A NYC sound mixing institution is in limbo, and it very well might not be coming back. Although an immediate vacuum will undoubtedly result as the city’s audio post capacity takes a dip, it’s reasonable to think that many remaining players will grow even busier.  Facilities such as c5 Sound, Soundtrack F/T, Digit It Audio, and DuArt are all examples of Manhattan entities long on rooms and/or experience dedicated to the specific needs of filmmakers. Myriad other Manhattan audio post facilities have been grooming themselves for all levels of media mix work, as their core clientele grapples with their own downward pricing pressures. Everyone should pick up sessions while things shake out.

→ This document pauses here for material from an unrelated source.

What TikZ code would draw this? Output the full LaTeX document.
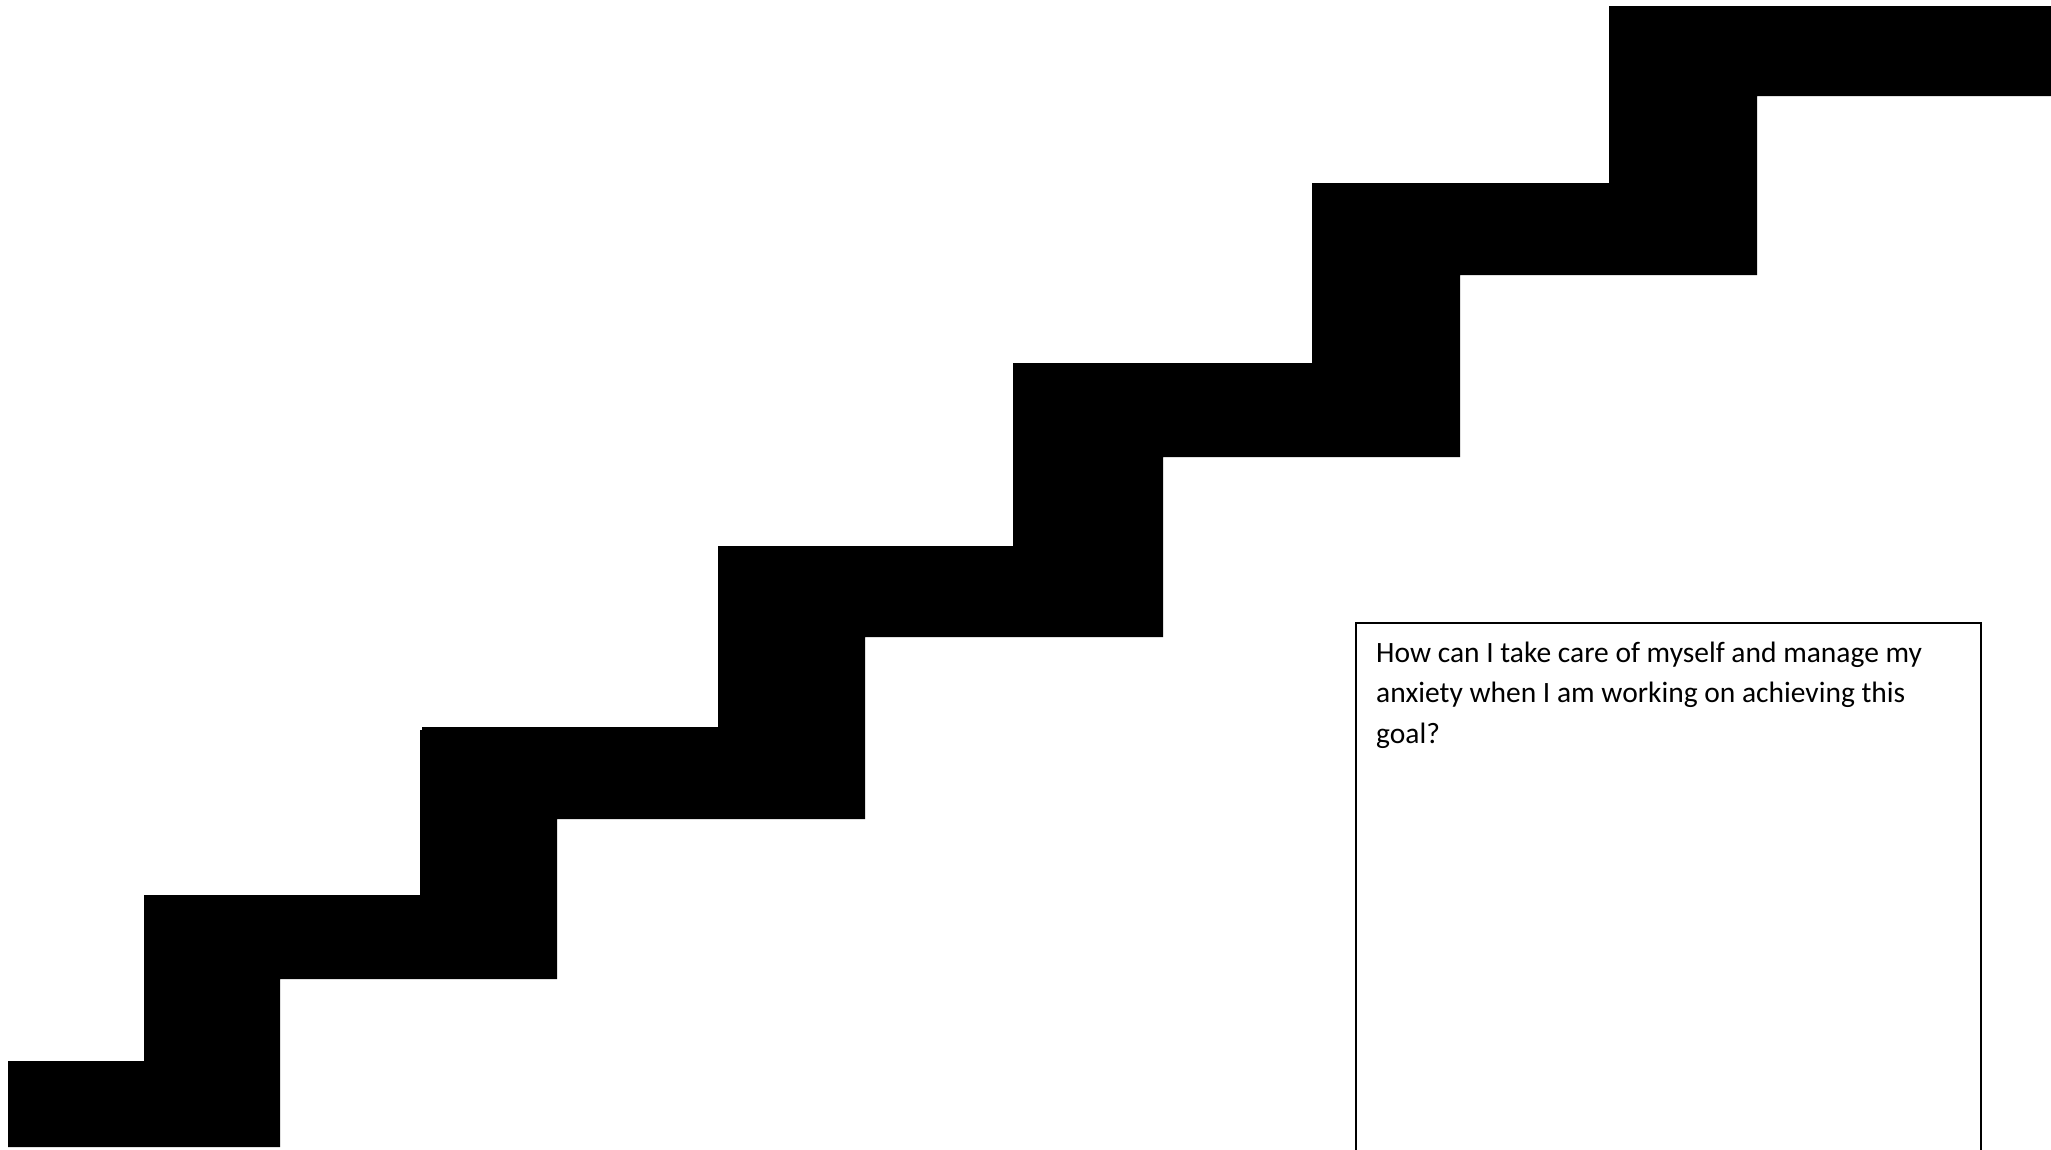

And more help is on the way. Brooklyn is steadily equipping itself to become a bigger audio post provider, as seen in Brooklyn Sound Society’s newly announced buildout in Bedford-Stuyvesant, or the growth for one-at-a-time Surround mixing rooms such as Williamsburg’s Fall On Your Sword. Meanwhile, other production and post production centers are in various stages of development across that borough, with opportunity in the ether long before Sound One’s collapse.

One set of doors is closing, but many more could quite possibly open throughout NYC in the months and years to come. And as has happened in other facets of the media production industry, these facilities — being borne out of an updated economic landscape — will expectantly be leaner and more nimble then their larger and costlier counterparts.

Despite the current pain, the ultimate result could very well be that the region retains the work that has been here all along, brings in even more, and expands on what it can offer to clients — all while state incentives keep NY post offerings economically attractive.

SonicScoop will continue to monitor and report on developments at Sound One.